-- start SOURCE DATA --

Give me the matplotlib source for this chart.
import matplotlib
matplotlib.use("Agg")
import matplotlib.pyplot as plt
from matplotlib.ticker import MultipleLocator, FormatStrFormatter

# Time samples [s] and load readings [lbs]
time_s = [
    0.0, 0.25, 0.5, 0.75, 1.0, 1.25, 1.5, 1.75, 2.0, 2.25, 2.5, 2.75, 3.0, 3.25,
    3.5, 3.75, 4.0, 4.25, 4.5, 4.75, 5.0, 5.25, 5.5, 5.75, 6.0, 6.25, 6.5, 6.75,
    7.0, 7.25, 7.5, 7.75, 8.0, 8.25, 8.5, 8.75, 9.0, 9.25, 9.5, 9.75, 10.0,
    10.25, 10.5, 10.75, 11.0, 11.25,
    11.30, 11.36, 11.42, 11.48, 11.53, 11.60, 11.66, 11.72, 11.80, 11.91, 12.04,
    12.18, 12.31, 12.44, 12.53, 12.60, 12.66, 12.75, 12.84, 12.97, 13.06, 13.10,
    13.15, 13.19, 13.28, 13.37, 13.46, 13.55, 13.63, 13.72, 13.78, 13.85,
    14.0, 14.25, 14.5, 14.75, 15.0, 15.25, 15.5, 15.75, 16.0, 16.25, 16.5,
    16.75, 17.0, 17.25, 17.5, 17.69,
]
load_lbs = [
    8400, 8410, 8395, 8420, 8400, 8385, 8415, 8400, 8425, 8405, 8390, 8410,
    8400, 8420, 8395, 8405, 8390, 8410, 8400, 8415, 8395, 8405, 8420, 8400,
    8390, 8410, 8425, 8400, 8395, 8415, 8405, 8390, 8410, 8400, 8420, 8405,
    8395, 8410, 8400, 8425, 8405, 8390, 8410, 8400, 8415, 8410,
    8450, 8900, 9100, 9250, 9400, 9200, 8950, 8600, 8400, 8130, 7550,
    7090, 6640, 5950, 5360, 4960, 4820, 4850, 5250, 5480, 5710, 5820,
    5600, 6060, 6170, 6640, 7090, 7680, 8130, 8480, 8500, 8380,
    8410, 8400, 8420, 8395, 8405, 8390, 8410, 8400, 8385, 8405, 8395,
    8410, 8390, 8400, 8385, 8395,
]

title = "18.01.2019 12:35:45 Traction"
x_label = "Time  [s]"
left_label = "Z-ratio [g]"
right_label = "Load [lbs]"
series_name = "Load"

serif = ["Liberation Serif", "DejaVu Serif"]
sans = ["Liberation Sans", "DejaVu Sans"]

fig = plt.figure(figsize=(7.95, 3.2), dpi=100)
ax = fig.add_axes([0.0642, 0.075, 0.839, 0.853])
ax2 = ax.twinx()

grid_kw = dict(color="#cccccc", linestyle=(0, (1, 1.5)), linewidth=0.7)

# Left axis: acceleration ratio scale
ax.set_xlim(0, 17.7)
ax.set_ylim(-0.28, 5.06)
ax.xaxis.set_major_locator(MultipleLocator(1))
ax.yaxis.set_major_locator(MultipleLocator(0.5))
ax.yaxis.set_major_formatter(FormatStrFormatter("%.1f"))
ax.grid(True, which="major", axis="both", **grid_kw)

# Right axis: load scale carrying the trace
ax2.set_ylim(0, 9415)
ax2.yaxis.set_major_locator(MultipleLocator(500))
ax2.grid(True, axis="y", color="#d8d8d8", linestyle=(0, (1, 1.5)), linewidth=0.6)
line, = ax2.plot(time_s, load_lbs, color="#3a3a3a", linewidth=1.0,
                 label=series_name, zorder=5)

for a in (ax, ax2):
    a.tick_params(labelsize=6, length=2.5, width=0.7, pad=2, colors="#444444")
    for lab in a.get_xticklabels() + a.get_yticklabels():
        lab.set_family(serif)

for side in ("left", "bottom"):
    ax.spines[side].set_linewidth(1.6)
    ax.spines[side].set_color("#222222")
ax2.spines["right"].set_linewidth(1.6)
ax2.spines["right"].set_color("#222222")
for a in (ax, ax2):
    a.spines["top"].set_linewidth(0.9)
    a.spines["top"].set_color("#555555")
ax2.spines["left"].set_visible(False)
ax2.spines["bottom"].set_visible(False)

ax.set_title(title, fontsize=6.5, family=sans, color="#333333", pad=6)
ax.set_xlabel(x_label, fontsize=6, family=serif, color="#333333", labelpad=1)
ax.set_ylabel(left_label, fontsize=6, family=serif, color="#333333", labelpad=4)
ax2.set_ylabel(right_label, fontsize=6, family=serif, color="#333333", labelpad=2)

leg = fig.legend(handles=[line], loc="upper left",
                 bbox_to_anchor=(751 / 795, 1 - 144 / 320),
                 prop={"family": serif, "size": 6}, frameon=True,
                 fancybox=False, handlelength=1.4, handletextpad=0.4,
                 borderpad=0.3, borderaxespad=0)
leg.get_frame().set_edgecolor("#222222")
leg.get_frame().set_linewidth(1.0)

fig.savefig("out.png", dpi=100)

-- end SOURCE DATA --
-- start SOURCE DATA --

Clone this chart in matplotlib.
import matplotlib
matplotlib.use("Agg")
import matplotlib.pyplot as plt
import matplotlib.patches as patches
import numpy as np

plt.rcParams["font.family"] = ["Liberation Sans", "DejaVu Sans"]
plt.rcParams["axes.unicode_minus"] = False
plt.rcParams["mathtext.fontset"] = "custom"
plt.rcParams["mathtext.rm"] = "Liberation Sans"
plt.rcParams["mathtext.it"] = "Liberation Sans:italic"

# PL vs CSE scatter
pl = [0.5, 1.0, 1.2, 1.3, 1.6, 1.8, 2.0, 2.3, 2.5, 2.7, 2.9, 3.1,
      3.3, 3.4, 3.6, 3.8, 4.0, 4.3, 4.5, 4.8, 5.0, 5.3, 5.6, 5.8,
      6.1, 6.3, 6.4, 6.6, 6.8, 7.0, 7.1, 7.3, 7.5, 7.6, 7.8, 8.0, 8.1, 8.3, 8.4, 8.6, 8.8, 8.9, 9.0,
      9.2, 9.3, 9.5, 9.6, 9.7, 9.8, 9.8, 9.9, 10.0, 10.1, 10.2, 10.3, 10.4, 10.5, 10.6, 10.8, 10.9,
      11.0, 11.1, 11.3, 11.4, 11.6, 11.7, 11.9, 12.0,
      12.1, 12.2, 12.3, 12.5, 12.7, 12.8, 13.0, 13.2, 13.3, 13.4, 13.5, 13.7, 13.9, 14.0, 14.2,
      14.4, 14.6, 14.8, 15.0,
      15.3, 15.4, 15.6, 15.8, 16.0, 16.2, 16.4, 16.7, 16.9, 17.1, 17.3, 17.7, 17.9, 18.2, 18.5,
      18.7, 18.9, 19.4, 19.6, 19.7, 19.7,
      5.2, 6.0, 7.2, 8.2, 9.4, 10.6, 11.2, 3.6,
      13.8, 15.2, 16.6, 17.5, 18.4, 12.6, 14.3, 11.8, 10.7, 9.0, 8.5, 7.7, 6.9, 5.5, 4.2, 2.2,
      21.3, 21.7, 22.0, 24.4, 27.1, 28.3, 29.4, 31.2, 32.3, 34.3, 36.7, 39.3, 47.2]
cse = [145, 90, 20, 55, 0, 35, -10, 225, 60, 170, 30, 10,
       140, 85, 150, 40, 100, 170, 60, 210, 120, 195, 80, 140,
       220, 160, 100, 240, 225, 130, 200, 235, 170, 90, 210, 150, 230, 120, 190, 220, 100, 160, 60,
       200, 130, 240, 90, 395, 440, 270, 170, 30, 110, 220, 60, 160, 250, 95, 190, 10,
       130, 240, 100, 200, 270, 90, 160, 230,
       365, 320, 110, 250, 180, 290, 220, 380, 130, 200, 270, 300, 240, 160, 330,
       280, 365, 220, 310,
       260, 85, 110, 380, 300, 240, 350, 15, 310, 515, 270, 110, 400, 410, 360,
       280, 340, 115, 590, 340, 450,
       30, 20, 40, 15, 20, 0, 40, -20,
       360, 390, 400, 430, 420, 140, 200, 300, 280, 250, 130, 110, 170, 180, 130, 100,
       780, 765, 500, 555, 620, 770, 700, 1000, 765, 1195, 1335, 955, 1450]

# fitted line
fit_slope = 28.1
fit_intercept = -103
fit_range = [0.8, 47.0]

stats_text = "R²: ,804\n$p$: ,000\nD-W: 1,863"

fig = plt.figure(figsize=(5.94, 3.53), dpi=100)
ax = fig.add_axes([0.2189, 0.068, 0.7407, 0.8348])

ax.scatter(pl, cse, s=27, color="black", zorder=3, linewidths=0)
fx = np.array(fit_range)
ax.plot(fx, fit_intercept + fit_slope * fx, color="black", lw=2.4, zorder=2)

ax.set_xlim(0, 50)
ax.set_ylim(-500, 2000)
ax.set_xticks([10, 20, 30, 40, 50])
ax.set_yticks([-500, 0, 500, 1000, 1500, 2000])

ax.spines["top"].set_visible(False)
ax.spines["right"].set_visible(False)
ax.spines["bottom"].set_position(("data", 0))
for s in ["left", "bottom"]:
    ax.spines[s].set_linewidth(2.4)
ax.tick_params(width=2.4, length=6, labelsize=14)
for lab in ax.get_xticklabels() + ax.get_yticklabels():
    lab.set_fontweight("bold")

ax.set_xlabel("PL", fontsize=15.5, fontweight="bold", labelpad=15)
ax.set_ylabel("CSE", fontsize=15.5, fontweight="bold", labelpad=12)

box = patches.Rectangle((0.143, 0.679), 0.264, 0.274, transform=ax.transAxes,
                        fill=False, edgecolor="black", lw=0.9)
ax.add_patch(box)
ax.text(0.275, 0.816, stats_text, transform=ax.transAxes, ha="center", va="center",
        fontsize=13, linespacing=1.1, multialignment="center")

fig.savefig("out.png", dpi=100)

-- end SOURCE DATA --
-- start SOURCE DATA --

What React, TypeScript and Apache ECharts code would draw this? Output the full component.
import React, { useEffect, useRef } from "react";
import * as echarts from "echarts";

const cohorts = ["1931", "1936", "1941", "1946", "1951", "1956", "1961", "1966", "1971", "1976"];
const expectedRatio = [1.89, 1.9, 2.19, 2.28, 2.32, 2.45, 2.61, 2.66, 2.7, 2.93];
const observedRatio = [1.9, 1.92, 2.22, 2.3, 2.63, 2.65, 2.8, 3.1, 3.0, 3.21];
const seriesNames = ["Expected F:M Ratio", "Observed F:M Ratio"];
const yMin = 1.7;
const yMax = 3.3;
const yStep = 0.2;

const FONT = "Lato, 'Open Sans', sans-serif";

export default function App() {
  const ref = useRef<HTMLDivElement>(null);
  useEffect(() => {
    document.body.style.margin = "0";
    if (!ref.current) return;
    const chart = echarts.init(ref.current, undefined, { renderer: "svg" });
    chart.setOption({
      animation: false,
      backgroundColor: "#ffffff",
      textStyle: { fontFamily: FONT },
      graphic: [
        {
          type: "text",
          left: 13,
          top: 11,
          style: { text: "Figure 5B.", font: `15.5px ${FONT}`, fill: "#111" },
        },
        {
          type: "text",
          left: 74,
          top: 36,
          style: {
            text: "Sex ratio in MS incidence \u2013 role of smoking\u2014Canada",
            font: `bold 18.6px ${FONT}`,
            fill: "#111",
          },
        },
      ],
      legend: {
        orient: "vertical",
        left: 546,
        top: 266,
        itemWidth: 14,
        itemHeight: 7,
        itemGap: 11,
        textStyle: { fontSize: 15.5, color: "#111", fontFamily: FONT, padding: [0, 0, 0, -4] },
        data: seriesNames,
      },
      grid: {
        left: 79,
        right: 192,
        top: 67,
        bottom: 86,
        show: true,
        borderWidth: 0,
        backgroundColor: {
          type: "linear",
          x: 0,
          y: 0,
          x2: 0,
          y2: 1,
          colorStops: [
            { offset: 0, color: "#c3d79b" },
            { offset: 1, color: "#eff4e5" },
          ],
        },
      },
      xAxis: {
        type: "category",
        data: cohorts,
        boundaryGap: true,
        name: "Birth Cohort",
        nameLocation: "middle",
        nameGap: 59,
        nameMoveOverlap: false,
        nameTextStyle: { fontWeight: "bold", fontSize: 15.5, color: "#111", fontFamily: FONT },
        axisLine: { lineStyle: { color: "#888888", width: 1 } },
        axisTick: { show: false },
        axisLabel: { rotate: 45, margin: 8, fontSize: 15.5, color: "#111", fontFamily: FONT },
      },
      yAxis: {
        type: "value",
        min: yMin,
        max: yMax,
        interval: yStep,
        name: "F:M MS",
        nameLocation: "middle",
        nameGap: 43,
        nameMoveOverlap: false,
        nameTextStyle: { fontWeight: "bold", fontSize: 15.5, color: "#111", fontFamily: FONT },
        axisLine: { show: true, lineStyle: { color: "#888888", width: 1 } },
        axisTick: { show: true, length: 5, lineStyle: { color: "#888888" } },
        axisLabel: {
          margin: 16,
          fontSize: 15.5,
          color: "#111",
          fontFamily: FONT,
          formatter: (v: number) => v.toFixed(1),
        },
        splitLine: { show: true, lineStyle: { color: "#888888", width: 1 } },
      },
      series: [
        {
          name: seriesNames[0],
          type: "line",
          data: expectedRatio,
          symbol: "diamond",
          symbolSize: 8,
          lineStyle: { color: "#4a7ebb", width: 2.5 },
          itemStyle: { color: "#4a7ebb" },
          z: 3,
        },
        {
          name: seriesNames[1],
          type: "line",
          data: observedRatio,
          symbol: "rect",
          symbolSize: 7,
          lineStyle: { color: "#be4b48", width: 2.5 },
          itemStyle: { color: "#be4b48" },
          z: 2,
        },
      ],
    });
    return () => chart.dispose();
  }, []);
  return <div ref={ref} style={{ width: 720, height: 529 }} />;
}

-- end SOURCE DATA --

REQUIREMENT
From the line with "Give me the matplotlib source for this chart." through the line with "from matplotlib.ticker import", set down every line exactly and nothing besides.

RESULT
Give me the matplotlib source for this chart.
import matplotlib
matplotlib.use("Agg")
import matplotlib.pyplot as plt
from matplotlib.ticker import MultipleLocator, FormatStrFormatter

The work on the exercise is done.